Críticas


HELÍ

De: AMAT ESCALANTE
Com: ARMANDO ESPITIA, JUAN EDUARDO PALACIOS, ANDREA VERGARA, LINDA GONZÁLEZ
21.05.2014
Por Gabriel Papaléo
Se a violência liberta, as melhores apostas de um homem seriam as armas da amoralidade?

Amat Escalante ganhou o prêmio de melhor diretor em Cannes ano passado por este seu novo trabalho. Logo no primeiro take - um plano-sequência muito bem realizado - já se percebe a estética handheld que o mexicano usa em Heli, aplicada com eficiência. É um clichê do cinema-verité reciclado desde a Palma de Ouro dos Dardennes por Rosetta - e que ainda pode ser bem utilizado. No entanto, se muitos diretores escolhem a câmera-na-mão pelo realismo, Escalante parece escolhê-la pela maneira com que essa forma registra o choque. O diretor não apenas busca o choque desde o citado primeiro take: ele subverte sua estética para investir em planos estáticos, secos, visando expor a violência.

Ao apresentar os personagens, Escalante demonstra uma certa falta de pulso como narrador. Eleger um censo, síntese da exposição de informações, como maneira de introduzir seus personagens ao espectador é dos recursos mais preguiçosos. No entanto, o roteirista compensa a fragilidade de construção com um poderoso setting: o deserto do México em Heli é frio e surreal, com uma aridez que a fotografia de-satura; um palco adequado para um relato de abusos. Os planos abertos reforçam o isolamento, como se aquela cidade fosse abandonada pelo resto do mundo; e as cenas de treinamento militar são desconfortáveis, bem encaixadas na proposta. E no contraste de qualidade entre pano de fundo e trama, os personagens, simples em suas construções, acabam funcionando devido às situações pelas quais passam.
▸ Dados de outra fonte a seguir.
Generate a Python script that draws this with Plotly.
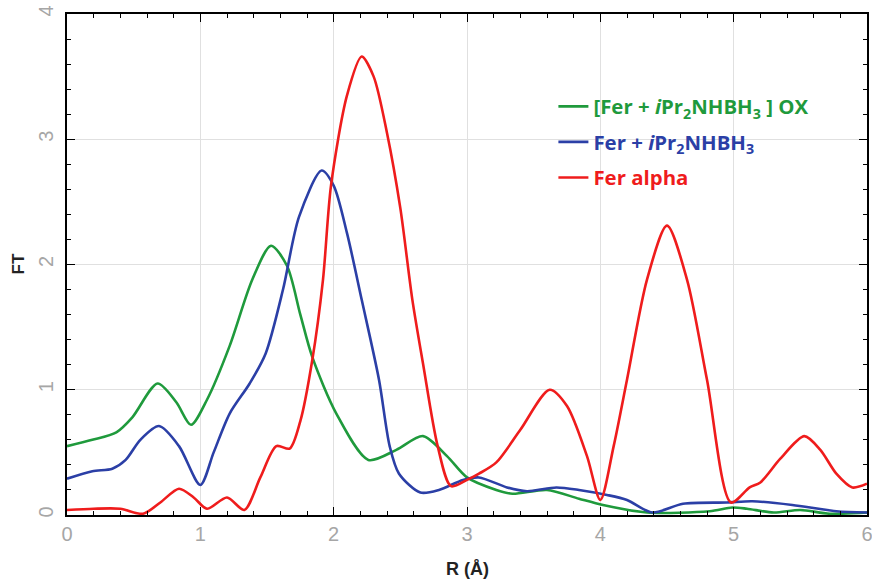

Esse contraste pode ser percebido através dos temas trabalhados pelo diretor. Sob o ponto de vista temático, o filme vai evoluindo com destreza. Sugere a hereditariedade na tortura da região – e na autoridade, como frisa a policial que perdeu o marido; insinua a naturalidade com que a violência é vista (a matriarca observa a mutilação e nada faz); e ressalta a burocracia dos procedimentos policiais. A boa estrutura narrativa do filme é composta visando atacar o abuso de poder de tais autoridades locais – sejam policiais, criminosos ou militares –, mas logo se volta para o estudo de personagem, com diretrizes morais ilógicas para a narrativa. Heli, o personagem, delira com a chegada de uma camionete militar com imensa metralhadora, sofre com a repressão fascista das instituições locais, mas é só após uma demonstração física de vingança é que obtém paz de espírito para se entregar aos seus prazeres. Seria uma nuance dramática forte se fosse questionada, mas ao registrá-la com atmosfera pacífica, Escalante se perde – e se contradiz – em seu estudo. Não por acaso, a subtrama de abstinência sexual soa deslocada até seu desfecho; é uma contradição que só se evidencia no último take.

Não se condena tanto a vitimização com que Heli entrega seus personagens (o choro de todos os torturados é silencioso) porque se adequam à visão de mundo ali apresentada, mas cobrar do espectador cumplicidade com um protagonista que só se sente realizado quando se torna um homem tão errado quanto aqueles criticados ao longo da trama é um esforço por demais exagerado para passar batido.

As cenas de tortura que chegam a envolver fogo nas partes genitais de um homem acabam vazias em seu contexto. Se a violência liberta, as melhores apostas do eleito homem de bem também seriam um taco de críquete, álcool e um isqueiro?

Ou seriam essas as armas da amoralidade?